Size-frequency distribution of crater populations in equilibrium on the Moon

Overprinting of craters by subsequent impacts and topographic degradation complicates crater statistics, especially for old surfaces and small-diameter crater populations. A crater population is regarded as in equilibrium at a particular crater size when smaller craters are being produced at the same rate at which they are being destroyed. Evaluating the equilibrium state of crater populations is challenging, and empirical equilibrium densities are frequently inferred. By performing careful crater counts and cross comparisons on several lunar surfaces, we study the size-frequency distributions (SFD) for the crater populations, which have portions in equilibrium.
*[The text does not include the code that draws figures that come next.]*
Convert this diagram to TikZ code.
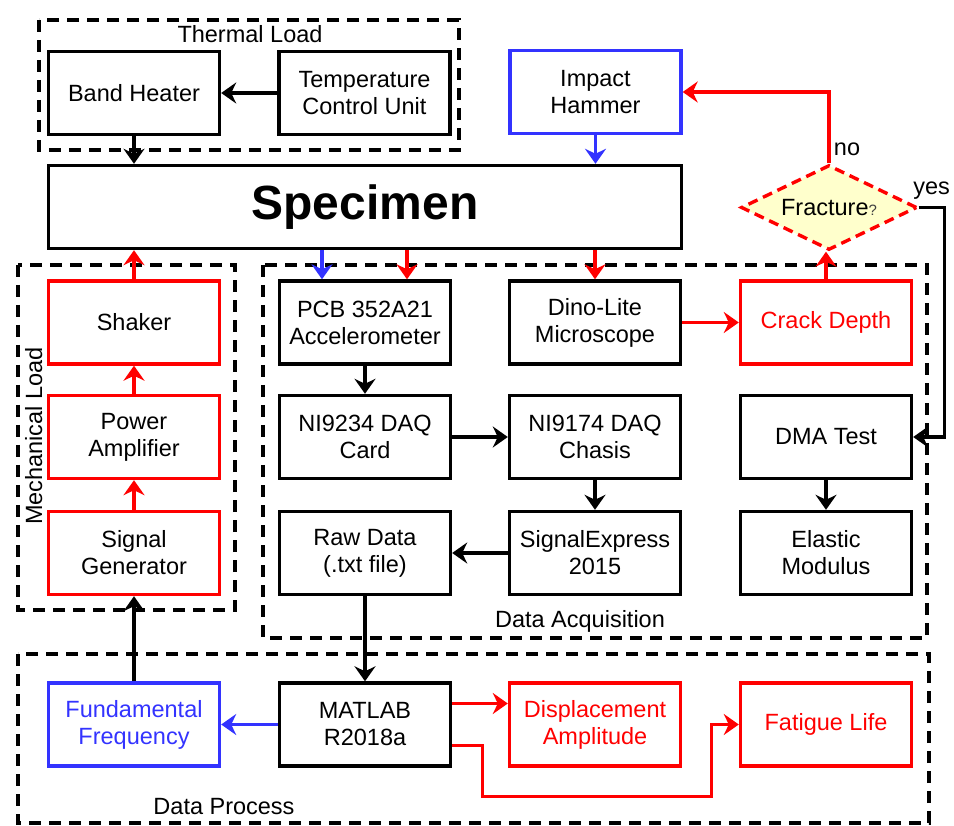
\documentclass[tikz,border=0pt]{standalone}
\usepackage{fontspec}
\setmainfont{Liberation Sans}
\usetikzlibrary{arrows.meta,shapes.geometric}
\definecolor{myred}{RGB}{255,0,0}
\definecolor{myblue}{RGB}{51,51,255}
\definecolor{myyellow}{RGB}{255,255,204}
\tikzset{
  blk/.style={draw, line width=3.4pt, minimum width=171pt, minimum height=83pt, align=center, inner sep=2pt},
  redblk/.style={blk, draw=myred},
  blueblk/.style={blk, draw=myblue},
  grp/.style={draw, line width=3.4pt, dash pattern=on 12pt off 8pt},
  arr/.style={-{Stealth[length=15pt,width=21pt,inset=5pt]}, line width=3.2pt},
  redarr/.style={arr, myred},
  bluearr/.style={arr, myblue},
}

\begin{document}
\begin{tikzpicture}[x=1pt, y=-1pt, font=\fontsize{23.5}{27}\selectfont]
    \useasboundingbox (0,0) rectangle (954,826);

    % Groups
    \draw[grp] (39,20) rectangle (459,150);
    \draw[grp] (18,265) rectangle (235,610);
    \draw[grp] (263,265) rectangle (927,638);
    \draw[grp] (18,654) rectangle (929,823);
    \node[anchor=base] (lthermal) at (250,43) {Thermal Load};
    \node[anchor=base, rotate=90] (lmech) at (42,436) {Mechanical Load};
    \node[anchor=base] (lacq) at (580,627) {Data Acquisition};
    \node[anchor=base] (lproc) at (224,814) {Data Process};

    % Nodes
    \node[blk] (heater) at (134,93) {Band Heater};
    \node[blk] (tcu) at (364.5,93) {Temperature\\Control Unit};
    \node[blueblk] (hammer) at (595.5,92) {Impact\\Hammer};
    \node[blk, minimum width=633pt, font=\fontsize{48}{50}\selectfont\bfseries] (specimen) at (365,207) {Specimen};
    \node[diamond, draw=myred, fill=myyellow, line width=3.4pt, dash pattern=on 10pt off 6pt,
          aspect=2, minimum width=176pt, minimum height=85pt, inner sep=0pt] (fracture) at (829,207.5)
          {Fracture{\fontsize{15}{15}\selectfont\color{darkgray}?}};

    \node[redblk] (shaker) at (134,322.5) {Shaker};
    \node[redblk] (amp) at (134,437) {Power\\Amplifier};
    \node[redblk] (siggen) at (134,553) {Signal\\Generator};

    \node[blk] (pcb) at (365,322.5) {PCB 352A21\\Accelerometer};
    \node[blk] (ni9234) at (365,437) {NI9234 DAQ\\Card};
    \node[blk] (rawdata) at (365,553) {Raw Data\\(.txt file)};

    \node[blk] (dino) at (595,322.5) {Dino-Lite\\Microscope};
    \node[blk] (ni9174) at (595,437) {NI9174 DAQ\\Chasis};
    \node[blk] (sigexp) at (595,553) {SignalExpress\\2015};

    \node[redblk, text=myred] (crack) at (826,322.5) {Crack Depth};
    \node[blk] (dma) at (826,437) {DMA Test};
    \node[blk] (modulus) at (826,553) {Elastic\\Modulus};

    \node[blueblk, text=myblue] (fundfreq) at (134,724.5) {Fundamental\\Frequency};
    \node[blk] (matlab) at (365,724.5) {MATLAB\\R2018a};
    \node[redblk, text=myred] (disp) at (595,724.5) {Displacement\\Amplitude};
    \node[redblk, text=myred] (fatigue) at (826,724.5) {Fatigue Life};

    \coordinate (pcbblue) at ([xshift=-43pt]pcb.north);
    \coordinate (pcbred) at ([xshift=42pt]pcb.north);

    % Edges
    \draw[arr] (tcu) -- (heater);
    \draw[arr] (heater.south) -- (heater.south |- specimen.north);
    \draw[bluearr] (hammer.south) -- (hammer.south |- specimen.north);
    \draw[redarr] (fracture.north) |- (hammer.east) node[pos=0.1, right, black] {no};
    \draw[arr] (fracture.east) -- ++(26,0) node[pos=0.5, above=3pt, black] {yes} |- (dma.east);

    \draw[redarr] (siggen) -- (amp);
    \draw[redarr] (amp) -- (shaker);
    \draw[redarr] (shaker.north) -- (shaker.north |- specimen.south);
    \draw[arr] (fundfreq) -- (siggen);

    \draw[bluearr] (pcbblue |- specimen.south) -- (pcbblue);
    \draw[redarr] (pcbred |- specimen.south) -- (pcbred);
    \draw[redarr] (dino.north |- specimen.south) -- (dino.north);
    \draw[redarr] (crack.north) -- (crack.north |- fracture.south);

    \draw[arr] (pcb) -- (ni9234);
    \draw[arr] (ni9234) -- (ni9174);
    \draw[arr] (ni9174) -- (sigexp);
    \draw[arr] (sigexp) -- (rawdata);
    \draw[redarr] (dino) -- (crack);
    \draw[arr] (dma) -- (modulus);
    \draw[arr] (rawdata) -- (matlab);

    \draw[bluearr] (matlab) -- (fundfreq);
    \draw[redarr] ([yshift=21pt]matlab.east) -- ([yshift=21pt]matlab.east -| disp.west);
    \draw[redarr] ([yshift=-21pt]matlab.east) -- ++(30,0) -- ++(0,51) -| ([xshift=-27pt]fatigue.west) -- (fatigue.west);
\end{tikzpicture}
\end{document}
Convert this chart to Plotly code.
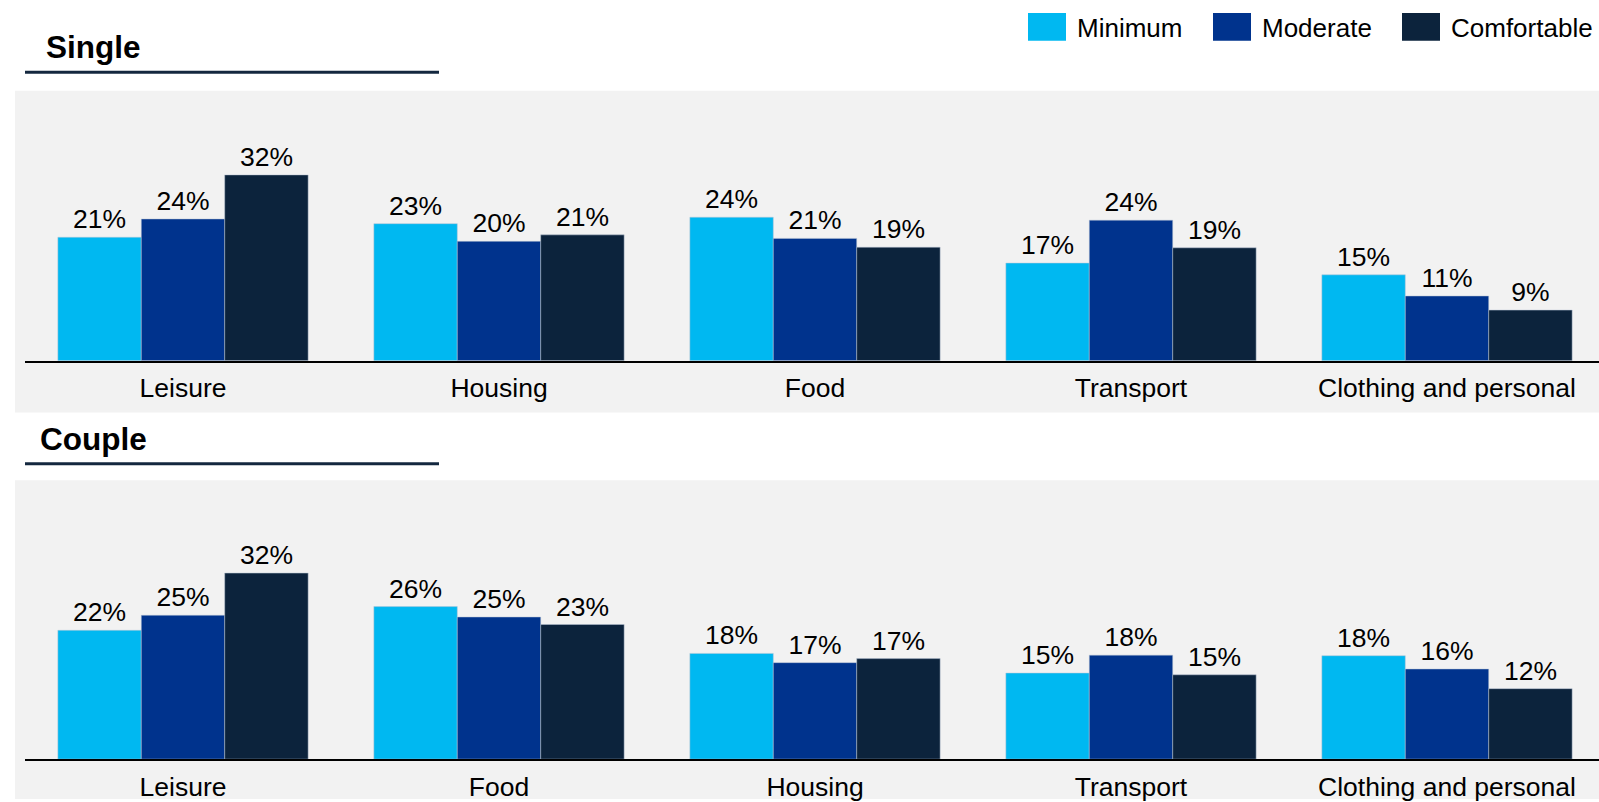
"""Retirement spending mix: share of budget by category, single vs couple."""

import plotly.graph_objects as go

W, H = 1599, 802

LEVELS = ["Minimum", "Moderate", "Comfortable"]
COLORS = ["#00B8F1", "#00338D", "#0C233C"]

SINGLE_CATS = ["Leisure", "Housing", "Food", "Transport", "Clothing and personal"]
SINGLE_MIN = [21.0, 23.3, 24.4, 16.6, 14.6]
SINGLE_MOD = [24.1, 20.3, 20.8, 23.9, 11.0]
SINGLE_COMF = [31.6, 21.4, 19.3, 19.2, 8.6]

COUPLE_CATS = ["Leisure", "Food", "Housing", "Transport", "Clothing and personal"]
COUPLE_MIN = [22.3, 26.4, 18.3, 14.9, 17.9]
COUPLE_MOD = [24.9, 24.6, 16.7, 18.0, 15.6]
COUPLE_COMF = [32.2, 23.3, 17.4, 14.6, 12.2]

FONT = "Liberation Sans, Arial, sans-serif"
TEXT_SIZE = 26.5


def px_x(p):
    """Pixel x -> paper x."""
    return p / W


def px_y(p):
    """Pixel y (from top) -> paper y."""
    return 1 - p / H


def _add_panel(fig, cats, series, xref, yref):
    """Adds one grouped bar panel."""
    for name, vals, color in zip(LEVELS, series, COLORS):
        fig.add_trace(go.Bar(
            x=cats, y=vals, name=name,
            marker={"color": color, "line": {"color": "#B8C4D4", "width": 0.5}},
            texttemplate="%{y:.0f}%", textposition="outside",
            textfont={"size": TEXT_SIZE, "color": "#000000", "family": FONT},
            cliponaxis=False, showlegend=False,
            xaxis=xref, yaxis=yref,
        ))


fig = go.Figure()
_add_panel(fig, SINGLE_CATS, [SINGLE_MIN, SINGLE_MOD, SINGLE_COMF], "x", "y")
_add_panel(fig, COUPLE_CATS, [COUPLE_MIN, COUPLE_MOD, COUPLE_COMF], "x2", "y2")

xaxis_common = {
    "domain": [px_x(25), 1],
    "range": [-0.5, -0.5 + 1574 / 316],
    "showline": True, "linecolor": "#000000", "linewidth": 2,
    "showgrid": False, "zeroline": False, "ticks": "",
    "ticklabelstandoff": 3,
    "tickfont": {"size": TEXT_SIZE, "color": "#000000", "family": FONT},
    "fixedrange": True,
}
yaxis_common = {"visible": False, "showgrid": False, "zeroline": False, "fixedrange": True}

fig.update_layout(
    width=W, height=H,
    margin={"l": 0, "r": 0, "t": 0, "b": 0},
    paper_bgcolor="white", plot_bgcolor="rgba(0,0,0,0)",
    barmode="group", bargap=0.208, bargroupgap=0,
    font={"family": FONT, "color": "#000000"},
    xaxis={**xaxis_common, "anchor": "y"},
    yaxis={**yaxis_common, "domain": [px_y(362), px_y(91)], "range": [0, 271 / 5.9]},
    xaxis2={**xaxis_common, "anchor": "y2"},
    yaxis2={**yaxis_common, "domain": [px_y(762), px_y(482)], "range": [0, 280 / 5.8]},
)

# grey panels behind each chart
for top, bottom in [(91, 414), (482, 802)]:
    fig.add_shape(type="rect", xref="paper", yref="paper", layer="below",
                  x0=px_x(15), x1=1, y0=px_y(bottom), y1=px_y(top),
                  fillcolor="#F2F2F2", line={"width": 0})

# section titles with rule underneath
for label, x, yc, rule in [("Single", 44, 47, 72.5), ("Couple", 38, 441, 465.5)]:
    fig.add_annotation(text="<b>%s</b>" % label, xref="paper", yref="paper",
                       x=px_x(x), y=px_y(yc), xanchor="left", yanchor="middle",
                       showarrow=False, font={"size": 31.5, "color": "#000000"})
    fig.add_shape(type="line", xref="paper", yref="paper",
                  x0=px_x(25), x1=px_x(439), y0=px_y(rule), y1=px_y(rule),
                  line={"color": "#14283F", "width": 3})

# legend
for name, color, sx, tx in zip(LEVELS, COLORS, [1028, 1213, 1402], [1075, 1260, 1449]):
    fig.add_shape(type="rect", xref="paper", yref="paper",
                  x0=px_x(sx), x1=px_x(sx + 38), y0=px_y(41), y1=px_y(13),
                  fillcolor=color, line={"width": 0})
    fig.add_annotation(text=name, xref="paper", yref="paper",
                       x=px_x(tx), y=px_y(28), xanchor="left", yanchor="middle",
                       showarrow=False, font={"size": 26, "color": "#000000"})

# the page's default body margin would shift the whole chart by 8px
fig.write_html("out.html", config={"displayModeBar": False},
               post_script="document.body.style.margin='0';")
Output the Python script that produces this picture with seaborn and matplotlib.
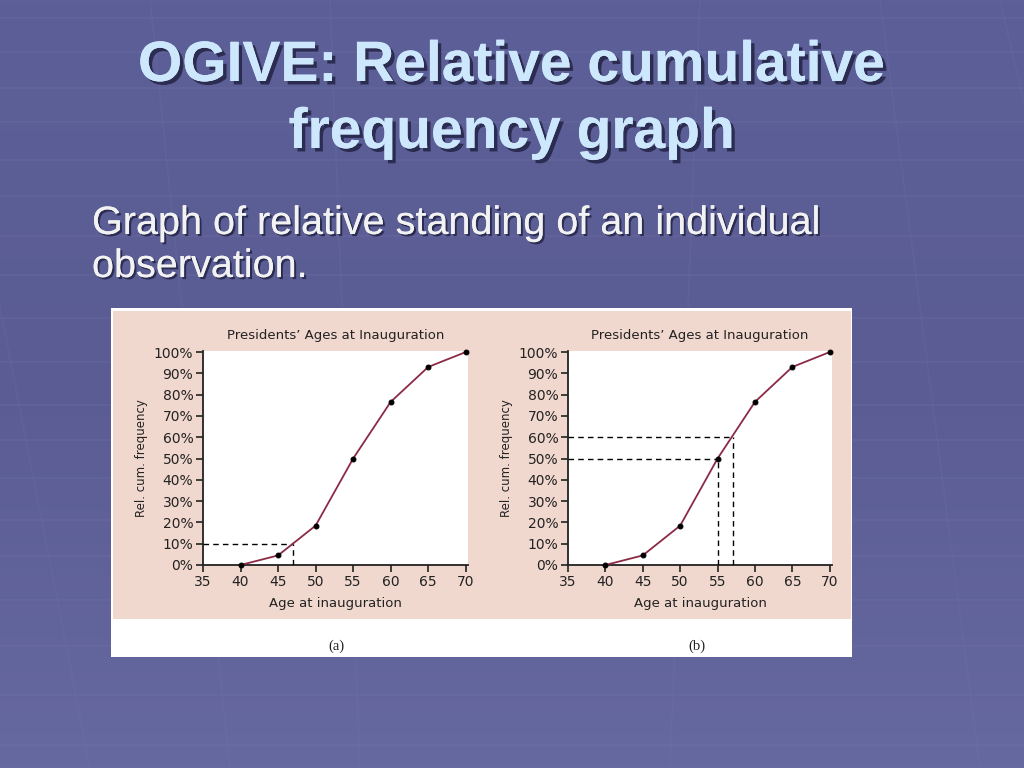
import numpy as np
import pandas as pd
import matplotlib
matplotlib.use("Agg")
import matplotlib.pyplot as plt
import matplotlib.patheffects as pe
from matplotlib.patches import Rectangle
import seaborn as sns

# ---- data ----
ages = [40, 45, 50, 55, 60, 65, 70]
rel_cum_freq = [0, 4.5, 18.5, 50, 76.6, 93, 100]
y_ticks = [0, 10, 20, 30, 40, 50, 60, 70, 80, 90, 100]
x_ticks = [35, 40, 45, 50, 55, 60, 65, 70]
chart_title = "Presidents\u2019 Ages at Inauguration"
x_label = "Age at inauguration"
y_label = "Rel. cum. frequency"
# reading guides: (age, percentile)
guides_a = [(47, 10)]
guides_b = [(55, 50), (57, 60)]

df = pd.DataFrame({"age": ages, "freq": rel_cum_freq})

sns.set_style("ticks")
plt.rcParams["font.family"] = ["DejaVu Sans"]

W, H = 1024, 768
fig = plt.figure(figsize=(W / 100, H / 100), dpi=100)

# ---- slide background ----
bg = fig.add_axes([0, 0, 1, 1])
bg.set_xlim(0, W)
bg.set_ylim(H, 0)
bg.axis("off")
grad = np.linspace(0, 1, 256).reshape(-1, 1)
cmap = matplotlib.colors.LinearSegmentedColormap.from_list("bg", ["#5d6098", "#5a5c93", "#66699f"])
bg.imshow(grad, extent=[0, W, H, 0], cmap=cmap, aspect="auto", zorder=0)
for yy in [18, 52, 88, 122, 160, 196, 236, 275, 318, 362, 405, 440, 478, 520, 556, 600, 646, 695, 745]:
    bg.plot([0, W], [yy, yy], color="#7579ad", lw=1.2, alpha=0.25, zorder=1)
for x0, x1 in [(-60, 90), (150, 230), (330, 360), (700, 670), (880, 980), (1000, 1180)]:
    bg.plot([x0, x1], [0, H], color="#7579ad", lw=1.2, alpha=0.18, zorder=1)

# white panel & pink region
bg.add_patch(Rectangle((111, 308), 741, 349, facecolor="white", edgecolor="none", zorder=2))
bg.add_patch(Rectangle((113, 311), 738, 308, facecolor="#f1d8cf", edgecolor="none", zorder=3))

shadow = [pe.withSimplePatchShadow(offset=(2.5, -2.5), shadow_rgbFace="#202040", alpha=0.8), pe.Normal()]
tfam = ["Liberation Sans", "DejaVu Sans"]
bg.text(512, 66, "OGIVE: Relative cumulative", ha="center", va="center", fontsize=41,
        fontweight="bold", color="#cde7fc", family=tfam, path_effects=shadow, zorder=5)
bg.text(512, 133, "frequency graph", ha="center", va="center", fontsize=41,
        fontweight="bold", color="#cde7fc", family=tfam, path_effects=shadow, zorder=5)
shadow2 = [pe.withSimplePatchShadow(offset=(1.5, -1.5), shadow_rgbFace="#202040", alpha=0.8), pe.Normal()]
bg.text(92, 223, "Graph of relative standing of an individual", ha="left", va="center",
        fontsize=28.5, color="#f2f2f2", family=tfam, path_effects=shadow2, zorder=5)
bg.text(92, 266, "observation.", ha="left", va="center",
        fontsize=28.5, color="#f2f2f2", family=tfam, path_effects=shadow2, zorder=5)

sfam = ["Liberation Serif", "DejaVu Serif"]
bg.text(336, 646, "(a)", ha="center", va="center", fontsize=10.5, family=sfam, color="#222222", zorder=5)
bg.text(697, 646, "(b)", ha="center", va="center", fontsize=10.5, family=sfam, color="#222222", zorder=5)


def make_panel(left_px, right_px, guides):
    ax = fig.add_axes([left_px / W, 1 - 565 / H, (right_px - left_px) / W, (565 - 351) / H])
    ax.set_facecolor("white")
    sns.lineplot(data=df, x="age", y="freq", ax=ax, color="#8c2a45", lw=1.3,
                 marker="o", markersize=3.5, markerfacecolor="black", markeredgecolor="black",
                 zorder=4, clip_on=False)
    for gx, gy in guides:
        ax.plot([35, gx], [gy, gy], color="black", lw=1.0, ls=(0, (4, 3)), zorder=3)
        ax.plot([gx, gx], [0, gy], color="black", lw=1.0, ls=(0, (4, 3)), zorder=3)
    ax.set_xlim(35, 70.3)
    ax.set_ylim(0, 100.5)
    ax.set_xticks(x_ticks)
    ax.set_yticks(y_ticks)
    ax.set_yticklabels([f"{v}%" for v in y_ticks])
    ax.tick_params(axis="both", direction="out", length=5, width=1.2, color="#222222",
                   labelsize=10, labelcolor="#222222", pad=2)
    for s in ["top", "right"]:
        ax.spines[s].set_visible(False)
    for s in ["left", "bottom"]:
        ax.spines[s].set_color("#222222")
        ax.spines[s].set_linewidth(1.3)
    ax.set_xlabel(x_label, fontsize=9.5, color="#222222", labelpad=6)
    ax.set_ylabel(y_label, fontsize=8.5, color="#222222", labelpad=4)
    ax.set_title(chart_title, fontsize=9.5, color="#222222", pad=9)
    return ax


make_panel(203, 468, guides_a)
make_panel(568, 832, guides_b)

fig.savefig("out.png", dpi=100)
The results are one of the few observational constraints on the SFD of crater populations in equilibrium, showing that referring to empirical equilibrium densities is not safe for evaluating the equilibrium states of crater populations. Equilibrium densities are not positively correlated with the ages of crater populations, and some populations in equilibrium have crater densities less than those previously believed to represent equilibrium conditions. Besides the SFD of the production population, different crater removal rates at different diameters also affect the SFD of crater populations in equilibrium. The equilibrium onset diameter (D-eq) of a crater population can be translated to model ages because older populations have larger D-eq, and those for same-aged surfaces are comparable. We show that the crater populations studied here are in equilibrium at much smaller diameters than those predicted for same-aged surfaces by crater degradation models, thus indicating lower crater degradation rates on the Moon, and/or younger ages of the counting areas.